▶ **Information supplied**
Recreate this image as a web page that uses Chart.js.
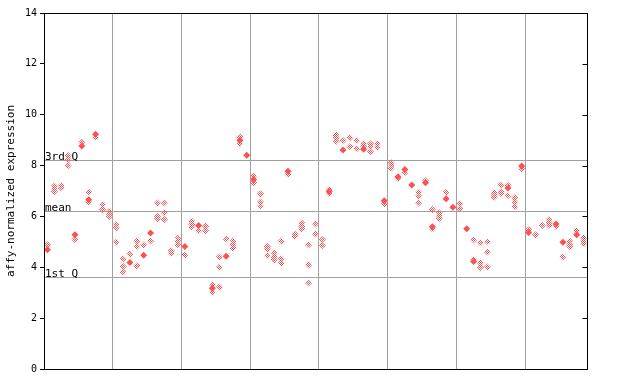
<!DOCTYPE html>
<html><head><meta charset="utf-8">
<script src="https://cdn.jsdelivr.net/npm/chart.js@4/dist/chart.umd.min.js"></script>
<style>html,body{margin:0;padding:0;background:#fff}canvas{display:block}</style>
</head><body>
<canvas id="c" width="640" height="384"></canvas>
<script>
const yTicks = [0, 2, 4, 6, 8, 10, 12, 14];
const groupBounds = [9.5, 19.5, 29.5, 39.5, 49.5, 59.5, 69.5];
const refValues = [8.21, 6.21, 3.61];
const refLabels = ['3rd Q', 'mean', '1st Q'];
const yTitle = 'affy-normalized expression';

// one entry per sample (index 0..78): values drawn as hatched diamonds
const hollowValues = [
  [4.89], [7.2, 7.09, 6.98], [7.22, 7.12], [8.4, 8.24, 8.0], [5.09], [8.92], [6.95, 6.56], [9.1], [6.47, 6.27], [6.2, 6.1, 6.0],
  [5.68, 5.55, 4.98], [4.33, 4.03, 3.81], [4.52], [5.02, 4.82, 4.06], [4.88], [5.03], [6.53, 6.0, 5.9], [6.53, 6.14, 5.88], [4.65, 4.55], [5.15, 5.02, 4.89],
  [4.48], [5.81, 5.69, 5.57], [5.44], [5.61, 5.44], [3.31, 3.01], [4.4, 4.0, 3.22], [5.11], [5.02, 4.9, 4.76], [9.12, 8.87], [],
  [7.6, 7.32], [6.89, 6.57, 6.4], [4.82, 4.72, 4.46], [4.56, 4.4, 4.3], [5.02, 4.33, 4.17], [7.66], [5.31, 5.22], [5.74, 5.6, 5.51], [4.88, 4.09, 3.38], [5.7, 5.31],
  [5.09, 4.86], [7.06, 6.9], [9.19, 9.08, 8.96], [8.99], [9.09, 8.74], [8.99, 8.66], [8.86, 8.77], [8.86, 8.75, 8.54], [8.86, 8.72], [6.49],
  [8.11, 8.0, 7.89], [7.5], [7.72], [], [6.95, 6.8, 6.53], [7.4], [6.27, 5.52], [6.14, 6.03, 5.93], [6.95], [],
  [6.5, 6.3], [], [5.07, 4.3], [4.96, 4.17, 3.99], [5.0, 4.6, 4.01], [6.93, 6.84, 6.75], [7.24, 6.97, 6.9], [7.23, 6.81], [6.73, 6.56, 6.38], [7.87],
  [5.48], [5.28], [5.64], [5.88, 5.75, 5.64], [5.61], [4.4], [5.02, 4.9, 4.82], [5.44], [5.15, 5.02, 4.93]
];
// values drawn as solid diamonds
const filledValues = [
  [4.69], [], [], [], [5.28], [8.77], [6.66], [9.23], [], [],
  [], [], [4.19], [], [4.47], [5.35], [], [], [], [],
  [4.82], [], [5.64], [], [3.18], [], [4.43], [], [9.0], [8.41],
  [7.45], [], [], [], [], [7.78], [], [], [], [],
  [], [6.98], [], [8.61], [], [], [8.64], [], [], [6.62],
  [], [7.56], [7.85], [7.24], [], [7.32], [5.59], [], [6.7], [6.36],
  [], [5.52], [4.23], [], [], [], [], [7.12], [], [7.98],
  [5.37], [], [], [], [5.7], [4.98], [], [5.28], []
];

const RED = '#ff5050';
const pc = document.createElement('canvas');
pc.width = 2; pc.height = 2;
const pctx = pc.getContext('2d');
pctx.fillStyle = RED;
pctx.fillRect(0, 0, 1, 1);
pctx.fillRect(1, 1, 1, 1);
const hatch = document.getElementById('c').getContext('2d').createPattern(pc, 'repeat');

function toPoints(arr) {
  const out = [];
  arr.forEach((vals, i) => vals.forEach(v => out.push({ x: i, y: v })));
  return out;
}

const framePlugin = {
  id: 'frame',
  beforeDatasetsDraw(chart) {
    const { ctx, chartArea: a } = chart;
    const ys = chart.scales.y;
    ctx.save();
    ctx.strokeStyle = '#a0a0a0';
    ctx.lineWidth = 1;
    ctx.font = '11px "DejaVu Sans Mono", monospace';
    ctx.fillStyle = '#000';
    ctx.textBaseline = 'alphabetic';
    ctx.textAlign = 'left';
    refValues.forEach((v, i) => {
      const p = Math.round(ys.getPixelForValue(v)) + 0.5;
      ctx.beginPath();
      ctx.moveTo(a.left, p);
      ctx.lineTo(a.right, p);
      ctx.stroke();
      ctx.fillText(refLabels[i], a.left + 1, p - 1);
    });
    ctx.restore();
  },
  afterDraw(chart) {
    const { ctx, chartArea: a } = chart;
    const ys = chart.scales.y;
    ctx.save();
    ctx.strokeStyle = '#000';
    ctx.lineWidth = 1;
    const L = Math.round(a.left) + 0.5, R = Math.round(a.right) + 0.5;
    const T = Math.round(a.top) + 0.5, B = Math.round(a.bottom) + 0.5;
    ctx.strokeRect(L, T, R - L, B - T);
    yTicks.forEach(v => {
      const p = Math.round(ys.getPixelForValue(v)) + 0.5;
      ctx.beginPath();
      ctx.moveTo(R - 5, p);
      ctx.lineTo(R, p);
      ctx.stroke();
    });
    ctx.translate(11, (a.top + a.bottom) / 2);
    ctx.rotate(-Math.PI / 2);
    ctx.font = '11px "DejaVu Sans Mono", monospace';
    ctx.fillStyle = '#000';
    ctx.textAlign = 'center';
    ctx.textBaseline = 'middle';
    ctx.fillText(yTitle, 0, 0);
    ctx.restore();
  }
};

new Chart(document.getElementById('c'), {
  type: 'scatter',
  data: {
    datasets: [
      { data: toPoints(hollowValues), pointStyle: 'rectRot', pointRadius: 3.5, pointBorderWidth: 0, backgroundColor: hatch, borderColor: RED },
      { data: toPoints(filledValues), pointStyle: 'rectRot', pointRadius: 3.5, pointBorderWidth: 0, backgroundColor: RED, borderColor: RED }
    ]
  },
  options: {
    responsive: false,
    animation: false,
    layout: { padding: { left: 0, right: 53, top: 13, bottom: 15 } },
    plugins: { legend: { display: false }, tooltip: { enabled: false } },
    scales: {
      x: {
        type: 'linear', min: -0.5, max: 78.5,
        afterBuildTicks: s => { s.ticks = groupBounds.map(v => ({ value: v })); },
        afterFit: s => { s.height = 0; },
        ticks: { display: false },
        grid: { color: '#a0a0a0', lineWidth: 1, drawTicks: false },
        border: { display: false }
      },
      y: {
        min: 0, max: 14,
        afterBuildTicks: s => { s.ticks = yTicks.map(v => ({ value: v })); },
        afterFit: s => { s.width = 44; },
        ticks: { color: '#000', font: { family: '"DejaVu Sans Mono", monospace', size: 10 }, padding: 3 },
        grid: { drawOnChartArea: false, drawTicks: true, tickLength: 4, color: '#000' },
        border: { display: false }
      }
    }
  },
  plugins: [framePlugin]
});
</script>
</body></html>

▶ **Your task**
Write the lines above out again exactly, without any of their pictures.

▶ **Result of this task**
Recreate this image as a web page that uses Chart.js.
<!DOCTYPE html>
<html><head><meta charset="utf-8">
<script src="https://cdn.jsdelivr.net/npm/chart.js@4/dist/chart.umd.min.js"></script>
<style>html,body{margin:0;padding:0;background:#fff}canvas{display:block}</style>
</head><body>
<canvas id="c" width="640" height="384"></canvas>
<script>
const yTicks = [0, 2, 4, 6, 8, 10, 12, 14];
const groupBounds = [9.5, 19.5, 29.5, 39.5, 49.5, 59.5, 69.5];
const refValues = [8.21, 6.21, 3.61];
const refLabels = ['3rd Q', 'mean', '1st Q'];
const yTitle = 'affy-normalized expression';

// one entry per sample (index 0..78): values drawn as hatched diamonds
const hollowValues = [
  [4.89], [7.2, 7.09, 6.98], [7.22, 7.12], [8.4, 8.24, 8.0], [5.09], [8.92], [6.95, 6.56], [9.1], [6.47, 6.27], [6.2, 6.1, 6.0],
  [5.68, 5.55, 4.98], [4.33, 4.03, 3.81], [4.52], [5.02, 4.82, 4.06], [4.88], [5.03], [6.53, 6.0, 5.9], [6.53, 6.14, 5.88], [4.65, 4.55], [5.15, 5.02, 4.89],
  [4.48], [5.81, 5.69, 5.57], [5.44], [5.61, 5.44], [3.31, 3.01], [4.4, 4.0, 3.22], [5.11], [5.02, 4.9, 4.76], [9.12, 8.87], [],
  [7.6, 7.32], [6.89, 6.57, 6.4], [4.82, 4.72, 4.46], [4.56, 4.4, 4.3], [5.02, 4.33, 4.17], [7.66], [5.31, 5.22], [5.74, 5.6, 5.51], [4.88, 4.09, 3.38], [5.7, 5.31],
  [5.09, 4.86], [7.06, 6.9], [9.19, 9.08, 8.96], [8.99], [9.09, 8.74], [8.99, 8.66], [8.86, 8.77], [8.86, 8.75, 8.54], [8.86, 8.72], [6.49],
  [8.11, 8.0, 7.89], [7.5], [7.72], [], [6.95, 6.8, 6.53], [7.4], [6.27, 5.52], [6.14, 6.03, 5.93], [6.95], [],
  [6.5, 6.3], [], [5.07, 4.3], [4.96, 4.17, 3.99], [5.0, 4.6, 4.01], [6.93, 6.84, 6.75], [7.24, 6.97, 6.9], [7.23, 6.81], [6.73, 6.56, 6.38], [7.87],
  [5.48], [5.28], [5.64], [5.88, 5.75, 5.64], [5.61], [4.4], [5.02, 4.9, 4.82], [5.44], [5.15, 5.02, 4.93]
];
// values drawn as solid diamonds
const filledValues = [
  [4.69], [], [], [], [5.28], [8.77], [6.66], [9.23], [], [],
  [], [], [4.19], [], [4.47], [5.35], [], [], [], [],
  [4.82], [], [5.64], [], [3.18], [], [4.43], [], [9.0], [8.41],
  [7.45], [], [], [], [], [7.78], [], [], [], [],
  [], [6.98], [], [8.61], [], [], [8.64], [], [], [6.62],
  [], [7.56], [7.85], [7.24], [], [7.32], [5.59], [], [6.7], [6.36],
  [], [5.52], [4.23], [], [], [], [], [7.12], [], [7.98],
  [5.37], [], [], [], [5.7], [4.98], [], [5.28], []
];

const RED = '#ff5050';
const pc = document.createElement('canvas');
pc.width = 2; pc.height = 2;
const pctx = pc.getContext('2d');
pctx.fillStyle = RED;
pctx.fillRect(0, 0, 1, 1);
pctx.fillRect(1, 1, 1, 1);
const hatch = document.getElementById('c').getContext('2d').createPattern(pc, 'repeat');

function toPoints(arr) {
  const out = [];
  arr.forEach((vals, i) => vals.forEach(v => out.push({ x: i, y: v })));
  return out;
}

const framePlugin = {
  id: 'frame',
  beforeDatasetsDraw(chart) {
    const { ctx, chartArea: a } = chart;
    const ys = chart.scales.y;
    ctx.save();
    ctx.strokeStyle = '#a0a0a0';
    ctx.lineWidth = 1;
    ctx.font = '11px "DejaVu Sans Mono", monospace';
    ctx.fillStyle = '#000';
    ctx.textBaseline = 'alphabetic';
    ctx.textAlign = 'left';
    refValues.forEach((v, i) => {
      const p = Math.round(ys.getPixelForValue(v)) + 0.5;
      ctx.beginPath();
      ctx.moveTo(a.left, p);
      ctx.lineTo(a.right, p);
      ctx.stroke();
      ctx.fillText(refLabels[i], a.left + 1, p - 1);
    });
    ctx.restore();
  },
  afterDraw(chart) {
    const { ctx, chartArea: a } = chart;
    const ys = chart.scales.y;
    ctx.save();
    ctx.strokeStyle = '#000';
    ctx.lineWidth = 1;
    const L = Math.round(a.left) + 0.5, R = Math.round(a.right) + 0.5;
    const T = Math.round(a.top) + 0.5, B = Math.round(a.bottom) + 0.5;
    ctx.strokeRect(L, T, R - L, B - T);
    yTicks.forEach(v => {
      const p = Math.round(ys.getPixelForValue(v)) + 0.5;
      ctx.beginPath();
      ctx.moveTo(R - 5, p);
      ctx.lineTo(R, p);
      ctx.stroke();
    });
    ctx.translate(11, (a.top + a.bottom) / 2);
    ctx.rotate(-Math.PI / 2);
    ctx.font = '11px "DejaVu Sans Mono", monospace';
    ctx.fillStyle = '#000';
    ctx.textAlign = 'center';
    ctx.textBaseline = 'middle';
    ctx.fillText(yTitle, 0, 0);
    ctx.restore();
  }
};

new Chart(document.getElementById('c'), {
  type: 'scatter',
  data: {
    datasets: [
      { data: toPoints(hollowValues), pointStyle: 'rectRot', pointRadius: 3.5, pointBorderWidth: 0, backgroundColor: hatch, borderColor: RED },
      { data: toPoints(filledValues), pointStyle: 'rectRot', pointRadius: 3.5, pointBorderWidth: 0, backgroundColor: RED, borderColor: RED }
    ]
  },
  options: {
    responsive: false,
    animation: false,
    layout: { padding: { left: 0, right: 53, top: 13, bottom: 15 } },
    plugins: { legend: { display: false }, tooltip: { enabled: false } },
    scales: {
      x: {
        type: 'linear', min: -0.5, max: 78.5,
        afterBuildTicks: s => { s.ticks = groupBounds.map(v => ({ value: v })); },
        afterFit: s => { s.height = 0; },
        ticks: { display: false },
        grid: { color: '#a0a0a0', lineWidth: 1, drawTicks: false },
        border: { display: false }
      },
      y: {
        min: 0, max: 14,
        afterBuildTicks: s => { s.ticks = yTicks.map(v => ({ value: v })); },
        afterFit: s => { s.width = 44; },
        ticks: { color: '#000', font: { family: '"DejaVu Sans Mono", monospace', size: 10 }, padding: 3 },
        grid: { drawOnChartArea: false, drawTicks: true, tickLength: 4, color: '#000' },
        border: { display: false }
      }
    }
  },
  plugins: [framePlugin]
});
</script>
</body></html>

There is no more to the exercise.